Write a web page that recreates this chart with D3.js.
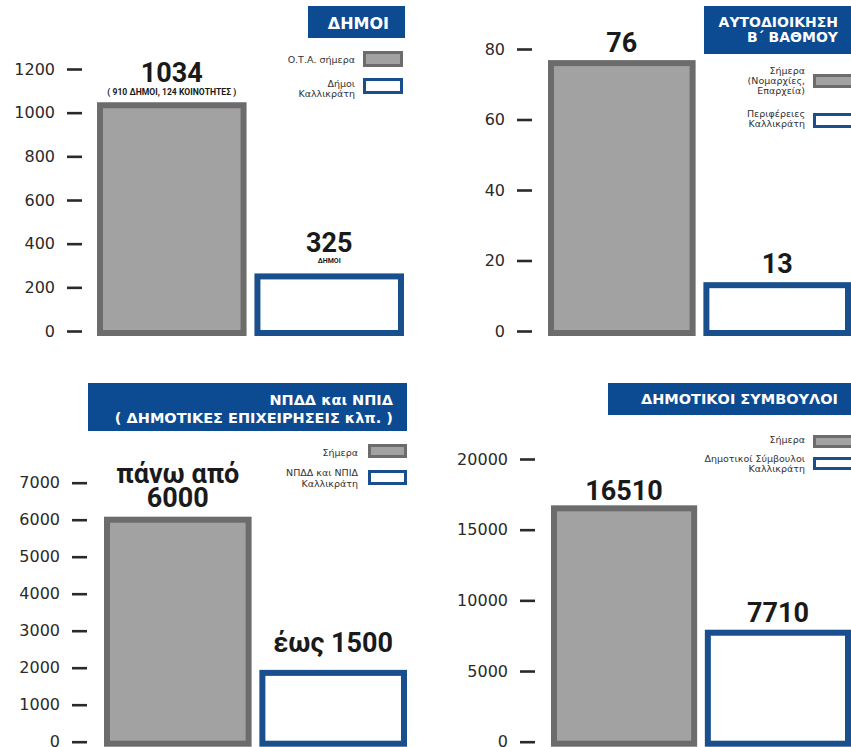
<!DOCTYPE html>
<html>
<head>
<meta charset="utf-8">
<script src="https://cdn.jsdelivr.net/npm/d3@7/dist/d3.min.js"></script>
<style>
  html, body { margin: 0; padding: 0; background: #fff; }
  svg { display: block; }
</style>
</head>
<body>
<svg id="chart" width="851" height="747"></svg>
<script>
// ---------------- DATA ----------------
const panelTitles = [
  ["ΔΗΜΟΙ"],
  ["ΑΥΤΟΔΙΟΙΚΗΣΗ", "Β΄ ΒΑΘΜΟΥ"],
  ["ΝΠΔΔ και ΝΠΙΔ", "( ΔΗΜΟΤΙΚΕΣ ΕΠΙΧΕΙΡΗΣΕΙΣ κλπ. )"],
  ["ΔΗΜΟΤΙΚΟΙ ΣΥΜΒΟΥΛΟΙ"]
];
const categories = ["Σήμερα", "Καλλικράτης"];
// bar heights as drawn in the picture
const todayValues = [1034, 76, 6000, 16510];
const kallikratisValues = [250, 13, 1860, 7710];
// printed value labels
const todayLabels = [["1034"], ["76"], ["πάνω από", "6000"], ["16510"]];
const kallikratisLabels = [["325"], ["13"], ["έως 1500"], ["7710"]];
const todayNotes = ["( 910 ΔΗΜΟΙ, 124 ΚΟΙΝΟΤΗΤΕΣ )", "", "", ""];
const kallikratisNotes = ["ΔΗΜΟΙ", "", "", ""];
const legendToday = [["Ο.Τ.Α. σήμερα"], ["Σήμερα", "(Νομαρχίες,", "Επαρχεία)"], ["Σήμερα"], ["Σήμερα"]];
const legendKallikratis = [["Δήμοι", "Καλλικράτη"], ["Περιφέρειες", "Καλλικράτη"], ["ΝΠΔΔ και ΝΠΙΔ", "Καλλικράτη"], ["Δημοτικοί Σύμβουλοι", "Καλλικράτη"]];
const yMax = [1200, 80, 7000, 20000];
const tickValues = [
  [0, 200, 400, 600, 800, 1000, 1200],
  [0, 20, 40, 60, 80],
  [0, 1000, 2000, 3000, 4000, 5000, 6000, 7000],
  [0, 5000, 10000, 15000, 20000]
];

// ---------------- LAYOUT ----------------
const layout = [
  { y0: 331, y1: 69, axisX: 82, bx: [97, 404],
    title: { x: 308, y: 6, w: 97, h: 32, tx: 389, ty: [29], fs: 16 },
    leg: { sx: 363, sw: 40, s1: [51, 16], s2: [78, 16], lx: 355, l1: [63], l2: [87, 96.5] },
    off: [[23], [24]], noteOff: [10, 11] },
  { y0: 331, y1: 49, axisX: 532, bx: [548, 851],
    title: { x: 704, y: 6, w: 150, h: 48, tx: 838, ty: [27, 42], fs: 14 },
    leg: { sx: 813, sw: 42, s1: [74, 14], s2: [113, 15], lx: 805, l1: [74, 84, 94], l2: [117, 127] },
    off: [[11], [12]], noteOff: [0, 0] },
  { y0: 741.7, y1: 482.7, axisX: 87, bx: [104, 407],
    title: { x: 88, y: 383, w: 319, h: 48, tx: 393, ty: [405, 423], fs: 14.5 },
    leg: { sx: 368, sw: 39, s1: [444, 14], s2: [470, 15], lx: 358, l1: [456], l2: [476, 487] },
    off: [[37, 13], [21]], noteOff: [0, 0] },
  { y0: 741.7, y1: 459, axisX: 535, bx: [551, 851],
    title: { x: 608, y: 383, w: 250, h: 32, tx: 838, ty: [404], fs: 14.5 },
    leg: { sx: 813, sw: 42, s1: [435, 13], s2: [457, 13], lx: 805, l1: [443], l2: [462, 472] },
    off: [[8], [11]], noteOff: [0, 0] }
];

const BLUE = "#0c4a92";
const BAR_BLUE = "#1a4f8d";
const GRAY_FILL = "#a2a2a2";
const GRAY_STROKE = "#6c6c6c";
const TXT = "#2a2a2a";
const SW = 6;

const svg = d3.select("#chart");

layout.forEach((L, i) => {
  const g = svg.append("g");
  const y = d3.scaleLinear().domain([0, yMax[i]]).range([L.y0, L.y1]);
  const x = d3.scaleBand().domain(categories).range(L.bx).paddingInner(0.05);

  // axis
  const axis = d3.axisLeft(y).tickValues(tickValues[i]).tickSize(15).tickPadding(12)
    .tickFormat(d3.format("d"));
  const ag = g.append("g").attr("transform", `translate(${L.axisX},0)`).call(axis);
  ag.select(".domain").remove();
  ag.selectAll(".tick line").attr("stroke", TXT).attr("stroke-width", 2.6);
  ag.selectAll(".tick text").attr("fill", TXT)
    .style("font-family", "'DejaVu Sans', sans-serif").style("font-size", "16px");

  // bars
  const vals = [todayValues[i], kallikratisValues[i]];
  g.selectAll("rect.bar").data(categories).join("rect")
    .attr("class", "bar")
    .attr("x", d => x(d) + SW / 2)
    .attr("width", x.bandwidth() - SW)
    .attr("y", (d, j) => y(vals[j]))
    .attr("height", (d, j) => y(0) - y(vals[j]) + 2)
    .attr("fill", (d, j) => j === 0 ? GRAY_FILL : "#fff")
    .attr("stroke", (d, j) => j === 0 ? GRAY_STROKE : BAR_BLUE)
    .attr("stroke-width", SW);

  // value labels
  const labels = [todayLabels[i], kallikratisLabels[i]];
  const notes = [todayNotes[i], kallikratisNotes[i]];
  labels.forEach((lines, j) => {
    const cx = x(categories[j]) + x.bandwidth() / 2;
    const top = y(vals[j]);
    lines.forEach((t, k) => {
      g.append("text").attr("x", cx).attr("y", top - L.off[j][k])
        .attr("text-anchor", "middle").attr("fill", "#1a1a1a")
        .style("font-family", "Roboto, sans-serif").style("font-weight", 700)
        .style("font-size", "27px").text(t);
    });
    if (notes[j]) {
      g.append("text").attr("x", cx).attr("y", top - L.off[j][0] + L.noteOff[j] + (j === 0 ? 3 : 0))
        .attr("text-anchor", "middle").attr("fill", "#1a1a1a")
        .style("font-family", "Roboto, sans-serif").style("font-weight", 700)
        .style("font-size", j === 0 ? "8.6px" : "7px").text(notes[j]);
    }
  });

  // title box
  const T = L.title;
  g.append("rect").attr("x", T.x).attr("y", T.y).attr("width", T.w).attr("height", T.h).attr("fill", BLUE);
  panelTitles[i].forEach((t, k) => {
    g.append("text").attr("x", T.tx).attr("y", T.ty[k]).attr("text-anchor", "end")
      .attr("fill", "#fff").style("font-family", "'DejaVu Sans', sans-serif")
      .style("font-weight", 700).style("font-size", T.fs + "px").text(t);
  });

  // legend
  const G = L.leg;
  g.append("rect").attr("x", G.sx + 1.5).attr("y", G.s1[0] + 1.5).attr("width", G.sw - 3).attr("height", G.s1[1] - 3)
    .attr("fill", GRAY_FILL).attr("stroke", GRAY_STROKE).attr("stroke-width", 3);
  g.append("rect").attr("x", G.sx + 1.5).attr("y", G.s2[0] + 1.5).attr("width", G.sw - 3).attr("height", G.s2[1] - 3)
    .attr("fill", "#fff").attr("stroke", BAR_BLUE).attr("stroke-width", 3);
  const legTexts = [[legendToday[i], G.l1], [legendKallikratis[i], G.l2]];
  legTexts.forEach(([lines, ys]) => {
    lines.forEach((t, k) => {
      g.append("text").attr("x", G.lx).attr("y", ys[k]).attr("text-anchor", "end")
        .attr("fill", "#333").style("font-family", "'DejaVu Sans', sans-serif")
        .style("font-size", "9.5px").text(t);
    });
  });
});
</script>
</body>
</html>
---
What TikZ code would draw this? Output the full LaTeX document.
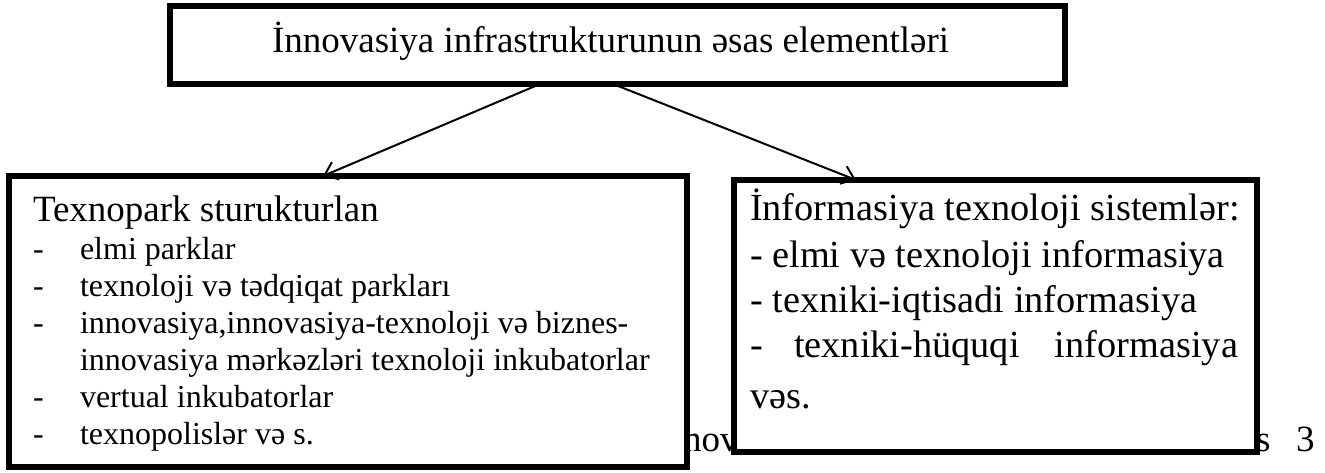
---
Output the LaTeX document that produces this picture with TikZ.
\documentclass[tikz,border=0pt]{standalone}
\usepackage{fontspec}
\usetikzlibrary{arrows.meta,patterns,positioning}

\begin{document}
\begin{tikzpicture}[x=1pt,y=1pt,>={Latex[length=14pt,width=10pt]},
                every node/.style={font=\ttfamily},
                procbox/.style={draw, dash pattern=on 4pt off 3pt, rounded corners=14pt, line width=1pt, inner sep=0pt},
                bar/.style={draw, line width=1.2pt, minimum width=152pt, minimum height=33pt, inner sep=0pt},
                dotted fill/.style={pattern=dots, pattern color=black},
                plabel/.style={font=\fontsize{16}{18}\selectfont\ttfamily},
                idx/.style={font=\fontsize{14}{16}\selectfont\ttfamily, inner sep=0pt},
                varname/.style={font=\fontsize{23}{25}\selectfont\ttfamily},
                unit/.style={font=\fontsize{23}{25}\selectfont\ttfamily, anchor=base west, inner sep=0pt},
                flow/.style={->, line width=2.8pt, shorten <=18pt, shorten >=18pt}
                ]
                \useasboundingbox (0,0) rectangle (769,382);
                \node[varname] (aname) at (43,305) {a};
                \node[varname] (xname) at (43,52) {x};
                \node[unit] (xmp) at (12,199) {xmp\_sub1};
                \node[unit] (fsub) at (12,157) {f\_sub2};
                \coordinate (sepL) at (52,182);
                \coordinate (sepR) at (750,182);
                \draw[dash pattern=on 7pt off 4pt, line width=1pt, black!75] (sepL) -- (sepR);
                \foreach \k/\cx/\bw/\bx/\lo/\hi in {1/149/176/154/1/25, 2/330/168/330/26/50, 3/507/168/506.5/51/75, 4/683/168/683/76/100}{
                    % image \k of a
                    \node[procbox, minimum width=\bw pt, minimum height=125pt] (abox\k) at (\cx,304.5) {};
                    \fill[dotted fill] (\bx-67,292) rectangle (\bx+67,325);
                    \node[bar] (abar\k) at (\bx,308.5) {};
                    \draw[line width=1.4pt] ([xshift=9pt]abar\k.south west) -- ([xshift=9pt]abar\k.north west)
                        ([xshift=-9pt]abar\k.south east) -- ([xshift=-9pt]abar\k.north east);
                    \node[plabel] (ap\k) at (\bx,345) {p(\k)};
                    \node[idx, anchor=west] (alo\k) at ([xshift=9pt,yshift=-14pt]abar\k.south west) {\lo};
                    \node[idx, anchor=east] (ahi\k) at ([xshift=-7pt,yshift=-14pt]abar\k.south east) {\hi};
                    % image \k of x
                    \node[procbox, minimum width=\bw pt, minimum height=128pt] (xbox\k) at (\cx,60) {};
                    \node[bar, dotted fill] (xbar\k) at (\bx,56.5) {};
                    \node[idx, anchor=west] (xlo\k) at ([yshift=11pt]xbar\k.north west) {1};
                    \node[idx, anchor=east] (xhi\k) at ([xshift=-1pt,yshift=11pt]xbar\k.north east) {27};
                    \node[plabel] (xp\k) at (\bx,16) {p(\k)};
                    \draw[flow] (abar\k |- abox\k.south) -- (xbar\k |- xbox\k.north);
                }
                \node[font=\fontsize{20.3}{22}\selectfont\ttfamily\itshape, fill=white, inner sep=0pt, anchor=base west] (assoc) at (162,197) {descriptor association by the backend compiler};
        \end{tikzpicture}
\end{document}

Challenge: Tell how many lines in the material contain the word "that". Only the number is wanted.

Worked answer: 2